━━━━━ SUPPLIED DATA

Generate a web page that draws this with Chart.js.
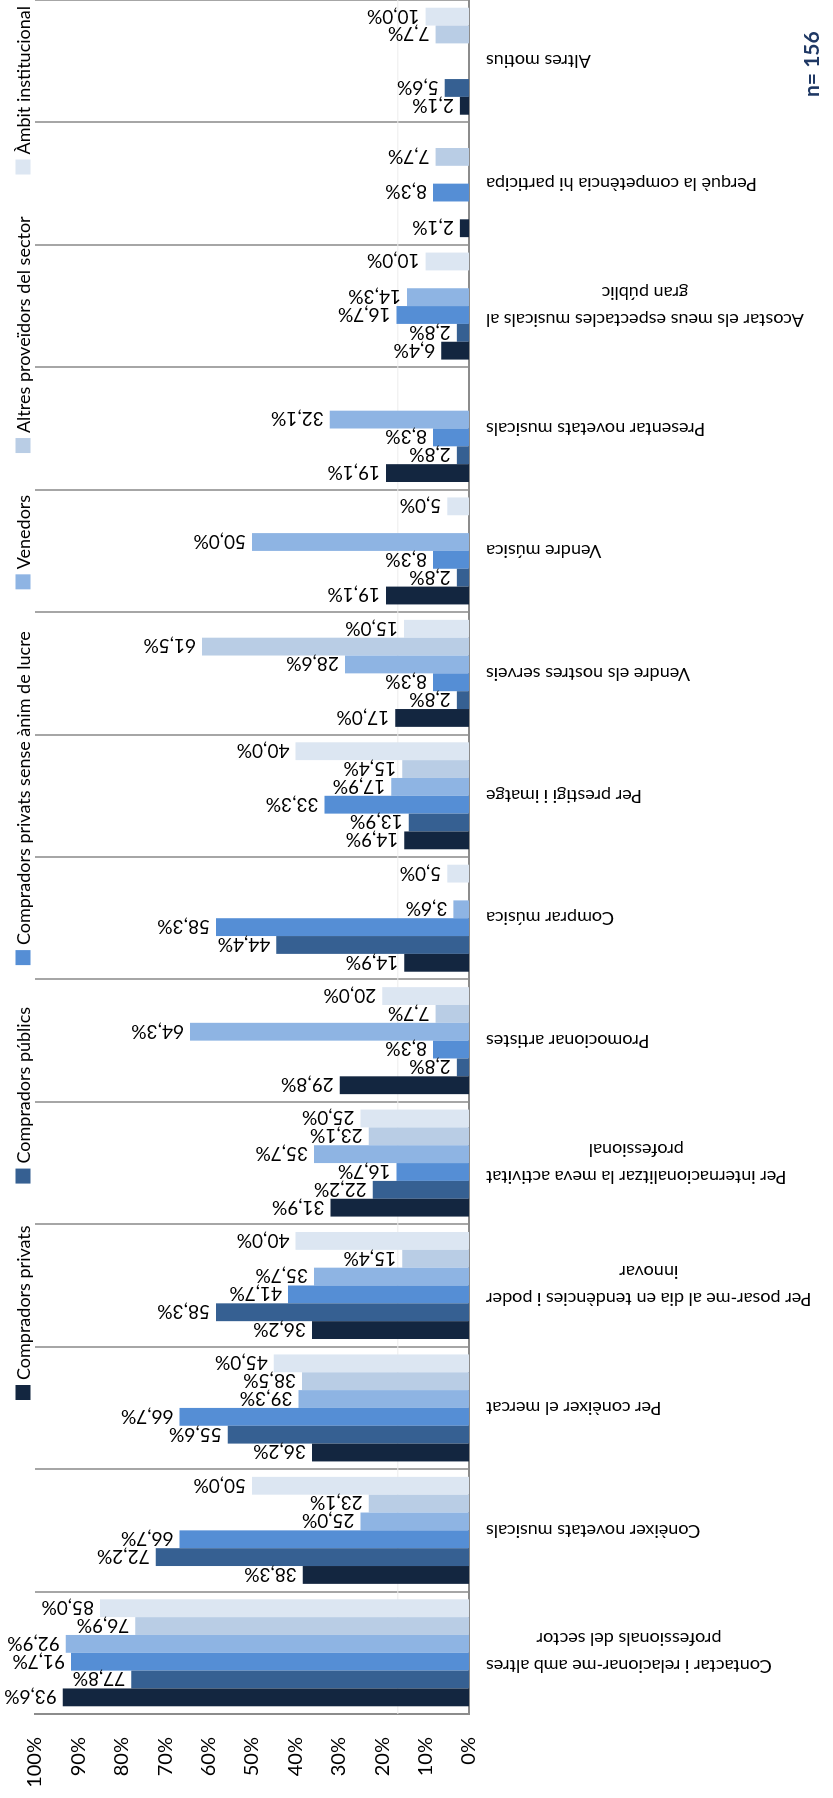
<!DOCTYPE html>
<html>
<head>
<meta charset="utf-8">
<script src="https://cdn.jsdelivr.net/npm/chart.js@4.4.0/dist/chart.umd.min.js"></script>
<style>
  html, body { margin: 0; padding: 0; width: 833px; height: 1798px; overflow: hidden; background: #fff; }
  /* the chart is laid out as a column chart and turned a quarter turn */
  #wrap { position: absolute; left: 0; top: 0; width: 1798px; height: 833px;
          transform-origin: 0 0; transform: translateY(1798px) rotate(-90deg); }
</style>
</head>
<body>
<div id="wrap"><canvas id="chart" width="1798" height="833"></canvas></div>
<script>
const categories = [
  ['Contactar i relacionar-me amb altres', 'professionals del sector'],
  ['Conèixer novetats musicals'],
  ['Per conèixer el mercat'],
  ['Per posar-me al dia en tendències i poder', 'innovar'],
  ['Per internacionalitzar la meva activitat', 'professional'],
  ['Promocionar artistes'],
  ['Comprar música'],
  ['Per prestigi i imatge'],
  ['Vendre els nostres serveis'],
  ['Vendre música'],
  ['Presentar novetats musicals'],
  ['Acostar els meus espectacles musicals al', 'gran públic'],
  ['Perquè la competència hi participa'],
  ['Altres motius']
];

const seriesNames = [
  'Compradors privats',
  'Compradors públics',
  'Compradors privats sense ànim de lucre',
  'Venedors',
  'Altres proveïdors del sector',
  'Àmbit institucional'
];

const privats    = [93.6, 38.3, 36.2, 36.2, 31.9, 29.8, 14.9, 14.9, 17.0, 19.1, 19.1, 6.4, 2.1, 2.1];
const publics    = [77.8, 72.2, 55.6, 58.3, 22.2, 2.8, 44.4, 13.9, 2.8, 2.8, 2.8, 2.8, 0, 5.6];
const senseLucre = [91.7, 66.7, 66.7, 41.7, 16.7, 8.3, 58.3, 33.3, 8.3, 8.3, 8.3, 16.7, 8.3, 0];
const venedors   = [92.9, 25.0, 39.3, 35.7, 35.7, 64.3, 3.6, 17.9, 28.6, 50.0, 32.1, 14.3, 0, 0];
const altresProv = [76.9, 23.1, 38.5, 15.4, 23.1, 7.7, 0, 15.4, 61.5, 0, 0, 0, 7.7, 7.7];
const ambit      = [85.0, 50.0, 45.0, 40.0, 25.0, 20.0, 5.0, 40.0, 15.0, 5.0, 0, 10.0, 0, 10.0];

const sampleSize = 'n= 156';
const guideValue = 16.4;   // faint guide line across the plot

const colors = ['#132640', '#366092', '#558ed5', '#8eb4e3', '#b9cde5', '#dce6f2'];
const FONT = 'Lato, "Open Sans", sans-serif';

const pct = v => v.toFixed(1).replace('.', ',') + '%';

// thin light guide drawn under the bars
const guideLine = {
  id: 'guideLine',
  beforeDatasetsDraw(chart) {
    const { ctx, chartArea: a } = chart;
    const y = chart.scales.y.getPixelForValue(guideValue);
    ctx.save();
    ctx.strokeStyle = '#ededed';
    ctx.lineWidth = 1;
    ctx.beginPath();
    ctx.moveTo(a.left, y);
    ctx.lineTo(a.right, y);
    ctx.stroke();
    ctx.restore();
  }
};

// value printed just past the end of every non-empty bar
const valueLabels = {
  id: 'valueLabels',
  afterDatasetsDraw(chart) {
    const ctx = chart.ctx;
    ctx.save();
    ctx.font = '19px ' + FONT;
    ctx.fillStyle = '#000';
    ctx.textAlign = 'left';
    ctx.textBaseline = 'middle';
    chart.data.datasets.forEach((ds, i) => {
      chart.getDatasetMeta(i).data.forEach((bar, j) => {
        const v = ds.data[j];
        if (!v) return;
        ctx.save();
        ctx.translate(bar.x, bar.y - 6);
        ctx.rotate(-Math.PI / 2);
        ctx.fillText(pct(v), 0, 1);
        ctx.restore();
      });
    });
    ctx.restore();
  }
};

// rotated category names, lines centred inside each block
const categoryLabels = {
  id: 'categoryLabels',
  afterDraw(chart) {
    const ctx = chart.ctx;
    const xs = chart.scales.x;
    const top = chart.chartArea.bottom + 17;
    const lineH = 27;
    ctx.save();
    ctx.font = '18px ' + FONT;
    ctx.fillStyle = '#000';
    ctx.textAlign = 'center';
    ctx.textBaseline = 'middle';
    chart.data.labels.forEach((lines, i) => {
      const x = xs.getPixelForValue(i);
      const w = Math.max(...lines.map(l => ctx.measureText(l).width));
      ctx.save();
      ctx.translate(x, top + w / 2);
      ctx.rotate(-Math.PI / 2);
      lines.forEach((l, k) => ctx.fillText(l, 0, (k - (lines.length - 1) / 2) * lineH));
      ctx.restore();
    });
    ctx.restore();
  }
};

// single-row legend along the top plus the sample size note
const legendRow = {
  id: 'legendRow',
  afterDraw(chart) {
    const ctx = chart.ctx;
    const x0 = 398, x1 = 1792, cy = 23, box = 15, gap = 5;
    ctx.save();
    ctx.font = '18px ' + FONT;
    ctx.textAlign = 'left';
    ctx.textBaseline = 'middle';
    const names = chart.data.datasets.map(d => d.label);
    const widths = names.map(n => ctx.measureText(n).width);
    const used = widths.reduce((a, w) => a + box + gap + w, 0);
    const space = (x1 - x0 - used) / (names.length - 1);
    let x = x0;
    names.forEach((n, i) => {
      ctx.fillStyle = chart.data.datasets[i].backgroundColor;
      ctx.fillRect(x, cy - box / 2, box, box);
      ctx.fillStyle = '#000';
      ctx.fillText(n, x + box + gap, cy + 1);
      x += box + gap + widths[i] + space;
    });

    ctx.font = 'bold 21px ' + FONT;
    ctx.fillStyle = '#1f3864';
    ctx.fillText(sampleSize, 1701, 812);
    ctx.restore();
  }
};

const seriesData = [privats, publics, senseLucre, venedors, altresProv, ambit];

new Chart(document.getElementById('chart'), {
  type: 'bar',
  data: {
    labels: categories,
    datasets: seriesData.map((d, i) => ({
      label: seriesNames[i],
      data: d,
      backgroundColor: colors[i],
      borderWidth: 0,
      categoryPercentage: 0.874,
      barPercentage: 1
    }))
  },
  options: {
    responsive: false,
    animation: false,
    layout: { padding: { top: 35, right: 0, left: 0, bottom: 0 } },
    plugins: { legend: { display: false }, tooltip: { enabled: false } },
    scales: {
      x: {
        grid: { offset: true, color: '#a6a6a6', lineWidth: 2, drawTicks: false },
        border: { display: true, color: '#8c8c8c', width: 2 },
        ticks: { display: false },
        afterFit: s => { s.height = 364; }
      },
      y: {
        min: 0,
        max: 100,
        grid: { display: false, drawTicks: false },
        border: { display: true, color: '#8c8c8c', width: 2 },
        ticks: {
          stepSize: 10,
          padding: 23,
          color: '#000',
          font: { family: FONT, size: 20 },
          callback: v => v + '%'
        },
        afterFit: s => { s.width = 84; }
      }
    }
  },
  plugins: [guideLine, valueLabels, categoryLabels, legendRow]
});
</script>
</body>
</html>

━━━━━━━━━━

◆ THE REQUEST
Keep the pictures out of the copy and return the rest of the data above exactly.

◆ SOLUTION BELOW
Generate a web page that draws this with Chart.js.
<!DOCTYPE html>
<html>
<head>
<meta charset="utf-8">
<script src="https://cdn.jsdelivr.net/npm/chart.js@4.4.0/dist/chart.umd.min.js"></script>
<style>
  html, body { margin: 0; padding: 0; width: 833px; height: 1798px; overflow: hidden; background: #fff; }
  /* the chart is laid out as a column chart and turned a quarter turn */
  #wrap { position: absolute; left: 0; top: 0; width: 1798px; height: 833px;
          transform-origin: 0 0; transform: translateY(1798px) rotate(-90deg); }
</style>
</head>
<body>
<div id="wrap"><canvas id="chart" width="1798" height="833"></canvas></div>
<script>
const categories = [
  ['Contactar i relacionar-me amb altres', 'professionals del sector'],
  ['Conèixer novetats musicals'],
  ['Per conèixer el mercat'],
  ['Per posar-me al dia en tendències i poder', 'innovar'],
  ['Per internacionalitzar la meva activitat', 'professional'],
  ['Promocionar artistes'],
  ['Comprar música'],
  ['Per prestigi i imatge'],
  ['Vendre els nostres serveis'],
  ['Vendre música'],
  ['Presentar novetats musicals'],
  ['Acostar els meus espectacles musicals al', 'gran públic'],
  ['Perquè la competència hi participa'],
  ['Altres motius']
];

const seriesNames = [
  'Compradors privats',
  'Compradors públics',
  'Compradors privats sense ànim de lucre',
  'Venedors',
  'Altres proveïdors del sector',
  'Àmbit institucional'
];

const privats    = [93.6, 38.3, 36.2, 36.2, 31.9, 29.8, 14.9, 14.9, 17.0, 19.1, 19.1, 6.4, 2.1, 2.1];
const publics    = [77.8, 72.2, 55.6, 58.3, 22.2, 2.8, 44.4, 13.9, 2.8, 2.8, 2.8, 2.8, 0, 5.6];
const senseLucre = [91.7, 66.7, 66.7, 41.7, 16.7, 8.3, 58.3, 33.3, 8.3, 8.3, 8.3, 16.7, 8.3, 0];
const venedors   = [92.9, 25.0, 39.3, 35.7, 35.7, 64.3, 3.6, 17.9, 28.6, 50.0, 32.1, 14.3, 0, 0];
const altresProv = [76.9, 23.1, 38.5, 15.4, 23.1, 7.7, 0, 15.4, 61.5, 0, 0, 0, 7.7, 7.7];
const ambit      = [85.0, 50.0, 45.0, 40.0, 25.0, 20.0, 5.0, 40.0, 15.0, 5.0, 0, 10.0, 0, 10.0];

const sampleSize = 'n= 156';
const guideValue = 16.4;   // faint guide line across the plot

const colors = ['#132640', '#366092', '#558ed5', '#8eb4e3', '#b9cde5', '#dce6f2'];
const FONT = 'Lato, "Open Sans", sans-serif';

const pct = v => v.toFixed(1).replace('.', ',') + '%';

// thin light guide drawn under the bars
const guideLine = {
  id: 'guideLine',
  beforeDatasetsDraw(chart) {
    const { ctx, chartArea: a } = chart;
    const y = chart.scales.y.getPixelForValue(guideValue);
    ctx.save();
    ctx.strokeStyle = '#ededed';
    ctx.lineWidth = 1;
    ctx.beginPath();
    ctx.moveTo(a.left, y);
    ctx.lineTo(a.right, y);
    ctx.stroke();
    ctx.restore();
  }
};

// value printed just past the end of every non-empty bar
const valueLabels = {
  id: 'valueLabels',
  afterDatasetsDraw(chart) {
    const ctx = chart.ctx;
    ctx.save();
    ctx.font = '19px ' + FONT;
    ctx.fillStyle = '#000';
    ctx.textAlign = 'left';
    ctx.textBaseline = 'middle';
    chart.data.datasets.forEach((ds, i) => {
      chart.getDatasetMeta(i).data.forEach((bar, j) => {
        const v = ds.data[j];
        if (!v) return;
        ctx.save();
        ctx.translate(bar.x, bar.y - 6);
        ctx.rotate(-Math.PI / 2);
        ctx.fillText(pct(v), 0, 1);
        ctx.restore();
      });
    });
    ctx.restore();
  }
};

// rotated category names, lines centred inside each block
const categoryLabels = {
  id: 'categoryLabels',
  afterDraw(chart) {
    const ctx = chart.ctx;
    const xs = chart.scales.x;
    const top = chart.chartArea.bottom + 17;
    const lineH = 27;
    ctx.save();
    ctx.font = '18px ' + FONT;
    ctx.fillStyle = '#000';
    ctx.textAlign = 'center';
    ctx.textBaseline = 'middle';
    chart.data.labels.forEach((lines, i) => {
      const x = xs.getPixelForValue(i);
      const w = Math.max(...lines.map(l => ctx.measureText(l).width));
      ctx.save();
      ctx.translate(x, top + w / 2);
      ctx.rotate(-Math.PI / 2);
      lines.forEach((l, k) => ctx.fillText(l, 0, (k - (lines.length - 1) / 2) * lineH));
      ctx.restore();
    });
    ctx.restore();
  }
};

// single-row legend along the top plus the sample size note
const legendRow = {
  id: 'legendRow',
  afterDraw(chart) {
    const ctx = chart.ctx;
    const x0 = 398, x1 = 1792, cy = 23, box = 15, gap = 5;
    ctx.save();
    ctx.font = '18px ' + FONT;
    ctx.textAlign = 'left';
    ctx.textBaseline = 'middle';
    const names = chart.data.datasets.map(d => d.label);
    const widths = names.map(n => ctx.measureText(n).width);
    const used = widths.reduce((a, w) => a + box + gap + w, 0);
    const space = (x1 - x0 - used) / (names.length - 1);
    let x = x0;
    names.forEach((n, i) => {
      ctx.fillStyle = chart.data.datasets[i].backgroundColor;
      ctx.fillRect(x, cy - box / 2, box, box);
      ctx.fillStyle = '#000';
      ctx.fillText(n, x + box + gap, cy + 1);
      x += box + gap + widths[i] + space;
    });

    ctx.font = 'bold 21px ' + FONT;
    ctx.fillStyle = '#1f3864';
    ctx.fillText(sampleSize, 1701, 812);
    ctx.restore();
  }
};

const seriesData = [privats, publics, senseLucre, venedors, altresProv, ambit];

new Chart(document.getElementById('chart'), {
  type: 'bar',
  data: {
    labels: categories,
    datasets: seriesData.map((d, i) => ({
      label: seriesNames[i],
      data: d,
      backgroundColor: colors[i],
      borderWidth: 0,
      categoryPercentage: 0.874,
      barPercentage: 1
    }))
  },
  options: {
    responsive: false,
    animation: false,
    layout: { padding: { top: 35, right: 0, left: 0, bottom: 0 } },
    plugins: { legend: { display: false }, tooltip: { enabled: false } },
    scales: {
      x: {
        grid: { offset: true, color: '#a6a6a6', lineWidth: 2, drawTicks: false },
        border: { display: true, color: '#8c8c8c', width: 2 },
        ticks: { display: false },
        afterFit: s => { s.height = 364; }
      },
      y: {
        min: 0,
        max: 100,
        grid: { display: false, drawTicks: false },
        border: { display: true, color: '#8c8c8c', width: 2 },
        ticks: {
          stepSize: 10,
          padding: 23,
          color: '#000',
          font: { family: FONT, size: 20 },
          callback: v => v + '%'
        },
        afterFit: s => { s.width = 84; }
      }
    }
  },
  plugins: [guideLine, valueLabels, categoryLabels, legendRow]
});
</script>
</body>
</html>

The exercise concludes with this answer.